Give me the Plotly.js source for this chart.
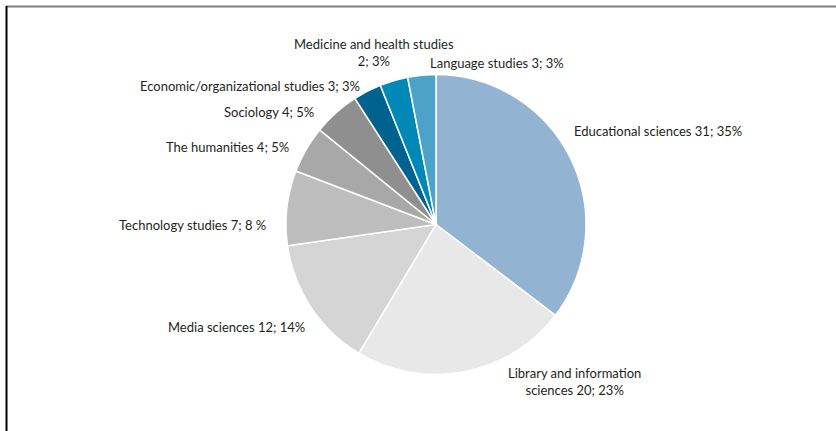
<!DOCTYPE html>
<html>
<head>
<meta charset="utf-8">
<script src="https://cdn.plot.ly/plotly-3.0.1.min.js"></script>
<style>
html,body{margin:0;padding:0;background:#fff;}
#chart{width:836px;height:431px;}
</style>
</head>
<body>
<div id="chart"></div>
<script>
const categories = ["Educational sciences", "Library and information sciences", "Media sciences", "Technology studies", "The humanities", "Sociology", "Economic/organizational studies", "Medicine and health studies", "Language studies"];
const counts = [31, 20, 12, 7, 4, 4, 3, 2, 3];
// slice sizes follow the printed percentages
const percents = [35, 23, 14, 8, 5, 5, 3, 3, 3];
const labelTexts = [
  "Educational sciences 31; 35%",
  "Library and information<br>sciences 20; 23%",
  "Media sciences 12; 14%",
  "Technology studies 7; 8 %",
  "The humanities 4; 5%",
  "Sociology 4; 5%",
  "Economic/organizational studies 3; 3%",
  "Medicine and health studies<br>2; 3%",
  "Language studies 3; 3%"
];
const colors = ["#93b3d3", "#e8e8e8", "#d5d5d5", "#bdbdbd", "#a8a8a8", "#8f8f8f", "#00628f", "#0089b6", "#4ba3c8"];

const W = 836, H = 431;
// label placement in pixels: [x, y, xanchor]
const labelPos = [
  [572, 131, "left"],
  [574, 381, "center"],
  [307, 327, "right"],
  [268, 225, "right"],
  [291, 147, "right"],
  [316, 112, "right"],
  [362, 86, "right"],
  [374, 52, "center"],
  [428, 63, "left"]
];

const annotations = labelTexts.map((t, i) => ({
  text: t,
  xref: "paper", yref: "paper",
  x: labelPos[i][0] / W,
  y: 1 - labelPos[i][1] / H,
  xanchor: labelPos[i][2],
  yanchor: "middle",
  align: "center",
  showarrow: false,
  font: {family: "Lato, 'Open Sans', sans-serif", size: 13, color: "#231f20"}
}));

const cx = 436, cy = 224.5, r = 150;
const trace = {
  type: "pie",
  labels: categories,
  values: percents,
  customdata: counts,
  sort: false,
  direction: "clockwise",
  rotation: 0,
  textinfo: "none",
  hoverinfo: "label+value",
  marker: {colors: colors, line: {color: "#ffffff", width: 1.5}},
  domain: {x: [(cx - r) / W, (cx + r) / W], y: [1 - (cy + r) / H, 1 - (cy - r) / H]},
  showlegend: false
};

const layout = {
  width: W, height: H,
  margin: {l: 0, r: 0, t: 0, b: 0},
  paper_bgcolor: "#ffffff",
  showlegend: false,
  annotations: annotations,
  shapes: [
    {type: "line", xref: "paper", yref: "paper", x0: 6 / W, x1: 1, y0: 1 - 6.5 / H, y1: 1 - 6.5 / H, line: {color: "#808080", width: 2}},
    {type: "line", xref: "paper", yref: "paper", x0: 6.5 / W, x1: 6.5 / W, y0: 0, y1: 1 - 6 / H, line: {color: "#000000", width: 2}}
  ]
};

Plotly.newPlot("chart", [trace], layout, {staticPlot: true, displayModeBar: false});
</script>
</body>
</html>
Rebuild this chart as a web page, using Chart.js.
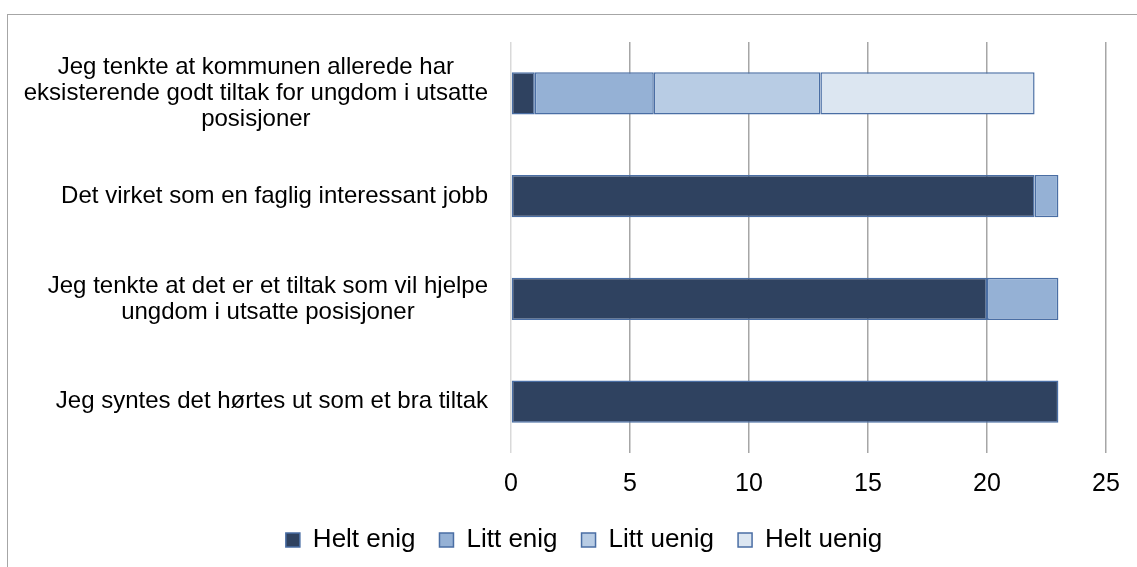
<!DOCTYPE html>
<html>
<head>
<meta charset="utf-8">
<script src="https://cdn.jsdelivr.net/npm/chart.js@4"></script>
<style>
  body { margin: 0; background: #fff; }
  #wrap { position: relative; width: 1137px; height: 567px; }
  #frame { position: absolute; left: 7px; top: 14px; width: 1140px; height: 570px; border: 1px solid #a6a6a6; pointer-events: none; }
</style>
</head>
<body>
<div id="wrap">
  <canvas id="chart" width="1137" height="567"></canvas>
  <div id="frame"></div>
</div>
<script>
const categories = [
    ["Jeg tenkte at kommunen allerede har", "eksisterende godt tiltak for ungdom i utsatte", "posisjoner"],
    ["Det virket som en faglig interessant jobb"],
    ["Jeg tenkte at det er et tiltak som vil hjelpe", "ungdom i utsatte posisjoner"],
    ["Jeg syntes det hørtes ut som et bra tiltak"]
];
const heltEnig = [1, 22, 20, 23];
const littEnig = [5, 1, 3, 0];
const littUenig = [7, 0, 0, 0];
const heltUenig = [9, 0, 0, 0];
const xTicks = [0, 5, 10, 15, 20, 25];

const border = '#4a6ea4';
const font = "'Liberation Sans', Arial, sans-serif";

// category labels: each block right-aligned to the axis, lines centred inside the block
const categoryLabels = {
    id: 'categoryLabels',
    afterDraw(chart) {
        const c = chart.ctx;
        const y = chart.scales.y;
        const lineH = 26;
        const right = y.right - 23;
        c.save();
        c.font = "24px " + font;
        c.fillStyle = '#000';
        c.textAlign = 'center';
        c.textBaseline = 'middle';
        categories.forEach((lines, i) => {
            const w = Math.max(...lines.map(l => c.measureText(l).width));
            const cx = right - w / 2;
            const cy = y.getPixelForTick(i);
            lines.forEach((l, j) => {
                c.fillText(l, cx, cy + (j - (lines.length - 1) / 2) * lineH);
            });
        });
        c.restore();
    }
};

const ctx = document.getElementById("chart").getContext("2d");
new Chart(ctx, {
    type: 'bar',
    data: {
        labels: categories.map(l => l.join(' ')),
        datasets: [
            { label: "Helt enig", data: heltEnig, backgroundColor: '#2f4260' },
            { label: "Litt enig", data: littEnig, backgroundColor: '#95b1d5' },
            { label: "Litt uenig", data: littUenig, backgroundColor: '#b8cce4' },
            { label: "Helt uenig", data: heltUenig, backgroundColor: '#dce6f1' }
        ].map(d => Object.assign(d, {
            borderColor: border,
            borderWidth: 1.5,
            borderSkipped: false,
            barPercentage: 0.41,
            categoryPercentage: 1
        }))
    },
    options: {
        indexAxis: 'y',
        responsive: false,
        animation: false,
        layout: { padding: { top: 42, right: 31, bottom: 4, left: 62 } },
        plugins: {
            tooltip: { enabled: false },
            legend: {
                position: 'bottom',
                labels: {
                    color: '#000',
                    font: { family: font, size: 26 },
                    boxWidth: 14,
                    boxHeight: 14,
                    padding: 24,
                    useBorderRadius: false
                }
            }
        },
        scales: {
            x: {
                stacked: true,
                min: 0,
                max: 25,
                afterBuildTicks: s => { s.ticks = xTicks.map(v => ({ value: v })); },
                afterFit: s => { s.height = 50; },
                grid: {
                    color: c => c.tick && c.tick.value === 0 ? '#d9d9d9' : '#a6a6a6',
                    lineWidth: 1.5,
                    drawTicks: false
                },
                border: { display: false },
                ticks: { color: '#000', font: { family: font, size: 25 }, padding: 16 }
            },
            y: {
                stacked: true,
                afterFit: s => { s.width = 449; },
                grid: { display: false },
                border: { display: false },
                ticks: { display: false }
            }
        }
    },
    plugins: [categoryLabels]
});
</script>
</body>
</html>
____
- _WHAT NEEDS TO BE DONE_
Leave the images out, please, and restate each line word for word.

- _ANSWER TO THIS PROBLEM_
Give me the Plotly.js source for this chart.
<!DOCTYPE html>
<html>
<head>
<meta charset="utf-8">
<script src="https://cdn.plot.ly/plotly-3.0.1.min.js"></script>
<style>
html,body{margin:0;padding:0;background:#fff;}
#chart{width:836px;height:431px;}
</style>
</head>
<body>
<div id="chart"></div>
<script>
const categories = ["Educational sciences", "Library and information sciences", "Media sciences", "Technology studies", "The humanities", "Sociology", "Economic/organizational studies", "Medicine and health studies", "Language studies"];
const counts = [31, 20, 12, 7, 4, 4, 3, 2, 3];
// slice sizes follow the printed percentages
const percents = [35, 23, 14, 8, 5, 5, 3, 3, 3];
const labelTexts = [
  "Educational sciences 31; 35%",
  "Library and information<br>sciences 20; 23%",
  "Media sciences 12; 14%",
  "Technology studies 7; 8 %",
  "The humanities 4; 5%",
  "Sociology 4; 5%",
  "Economic/organizational studies 3; 3%",
  "Medicine and health studies<br>2; 3%",
  "Language studies 3; 3%"
];
const colors = ["#93b3d3", "#e8e8e8", "#d5d5d5", "#bdbdbd", "#a8a8a8", "#8f8f8f", "#00628f", "#0089b6", "#4ba3c8"];

const W = 836, H = 431;
// label placement in pixels: [x, y, xanchor]
const labelPos = [
  [572, 131, "left"],
  [574, 381, "center"],
  [307, 327, "right"],
  [268, 225, "right"],
  [291, 147, "right"],
  [316, 112, "right"],
  [362, 86, "right"],
  [374, 52, "center"],
  [428, 63, "left"]
];

const annotations = labelTexts.map((t, i) => ({
  text: t,
  xref: "paper", yref: "paper",
  x: labelPos[i][0] / W,
  y: 1 - labelPos[i][1] / H,
  xanchor: labelPos[i][2],
  yanchor: "middle",
  align: "center",
  showarrow: false,
  font: {family: "Lato, 'Open Sans', sans-serif", size: 13, color: "#231f20"}
}));

const cx = 436, cy = 224.5, r = 150;
const trace = {
  type: "pie",
  labels: categories,
  values: percents,
  customdata: counts,
  sort: false,
  direction: "clockwise",
  rotation: 0,
  textinfo: "none",
  hoverinfo: "label+value",
  marker: {colors: colors, line: {color: "#ffffff", width: 1.5}},
  domain: {x: [(cx - r) / W, (cx + r) / W], y: [1 - (cy + r) / H, 1 - (cy - r) / H]},
  showlegend: false
};

const layout = {
  width: W, height: H,
  margin: {l: 0, r: 0, t: 0, b: 0},
  paper_bgcolor: "#ffffff",
  showlegend: false,
  annotations: annotations,
  shapes: [
    {type: "line", xref: "paper", yref: "paper", x0: 6 / W, x1: 1, y0: 1 - 6.5 / H, y1: 1 - 6.5 / H, line: {color: "#808080", width: 2}},
    {type: "line", xref: "paper", yref: "paper", x0: 6.5 / W, x1: 6.5 / W, y0: 0, y1: 1 - 6 / H, line: {color: "#000000", width: 2}}
  ]
};

Plotly.newPlot("chart", [trace], layout, {staticPlot: true, displayModeBar: false});
</script>
</body>
</html>
Rebuild this chart as a web page, using Chart.js.
<!DOCTYPE html>
<html>
<head>
<meta charset="utf-8">
<script src="https://cdn.jsdelivr.net/npm/chart.js@4"></script>
<style>
  body { margin: 0; background: #fff; }
  #wrap { position: relative; width: 1137px; height: 567px; }
  #frame { position: absolute; left: 7px; top: 14px; width: 1140px; height: 570px; border: 1px solid #a6a6a6; pointer-events: none; }
</style>
</head>
<body>
<div id="wrap">
  <canvas id="chart" width="1137" height="567"></canvas>
  <div id="frame"></div>
</div>
<script>
const categories = [
    ["Jeg tenkte at kommunen allerede har", "eksisterende godt tiltak for ungdom i utsatte", "posisjoner"],
    ["Det virket som en faglig interessant jobb"],
    ["Jeg tenkte at det er et tiltak som vil hjelpe", "ungdom i utsatte posisjoner"],
    ["Jeg syntes det hørtes ut som et bra tiltak"]
];
const heltEnig = [1, 22, 20, 23];
const littEnig = [5, 1, 3, 0];
const littUenig = [7, 0, 0, 0];
const heltUenig = [9, 0, 0, 0];
const xTicks = [0, 5, 10, 15, 20, 25];

const border = '#4a6ea4';
const font = "'Liberation Sans', Arial, sans-serif";

// category labels: each block right-aligned to the axis, lines centred inside the block
const categoryLabels = {
    id: 'categoryLabels',
    afterDraw(chart) {
        const c = chart.ctx;
        const y = chart.scales.y;
        const lineH = 26;
        const right = y.right - 23;
        c.save();
        c.font = "24px " + font;
        c.fillStyle = '#000';
        c.textAlign = 'center';
        c.textBaseline = 'middle';
        categories.forEach((lines, i) => {
            const w = Math.max(...lines.map(l => c.measureText(l).width));
            const cx = right - w / 2;
            const cy = y.getPixelForTick(i);
            lines.forEach((l, j) => {
                c.fillText(l, cx, cy + (j - (lines.length - 1) / 2) * lineH);
            });
        });
        c.restore();
    }
};

const ctx = document.getElementById("chart").getContext("2d");
new Chart(ctx, {
    type: 'bar',
    data: {
        labels: categories.map(l => l.join(' ')),
        datasets: [
            { label: "Helt enig", data: heltEnig, backgroundColor: '#2f4260' },
            { label: "Litt enig", data: littEnig, backgroundColor: '#95b1d5' },
            { label: "Litt uenig", data: littUenig, backgroundColor: '#b8cce4' },
            { label: "Helt uenig", data: heltUenig, backgroundColor: '#dce6f1' }
        ].map(d => Object.assign(d, {
            borderColor: border,
            borderWidth: 1.5,
            borderSkipped: false,
            barPercentage: 0.41,
            categoryPercentage: 1
        }))
    },
    options: {
        indexAxis: 'y',
        responsive: false,
        animation: false,
        layout: { padding: { top: 42, right: 31, bottom: 4, left: 62 } },
        plugins: {
            tooltip: { enabled: false },
            legend: {
                position: 'bottom',
                labels: {
                    color: '#000',
                    font: { family: font, size: 26 },
                    boxWidth: 14,
                    boxHeight: 14,
                    padding: 24,
                    useBorderRadius: false
                }
            }
        },
        scales: {
            x: {
                stacked: true,
                min: 0,
                max: 25,
                afterBuildTicks: s => { s.ticks = xTicks.map(v => ({ value: v })); },
                afterFit: s => { s.height = 50; },
                grid: {
                    color: c => c.tick && c.tick.value === 0 ? '#d9d9d9' : '#a6a6a6',
                    lineWidth: 1.5,
                    drawTicks: false
                },
                border: { display: false },
                ticks: { color: '#000', font: { family: font, size: 25 }, padding: 16 }
            },
            y: {
                stacked: true,
                afterFit: s => { s.width = 449; },
                grid: { display: false },
                border: { display: false },
                ticks: { display: false }
            }
        }
    },
    plugins: [categoryLabels]
});
</script>
</body>
</html>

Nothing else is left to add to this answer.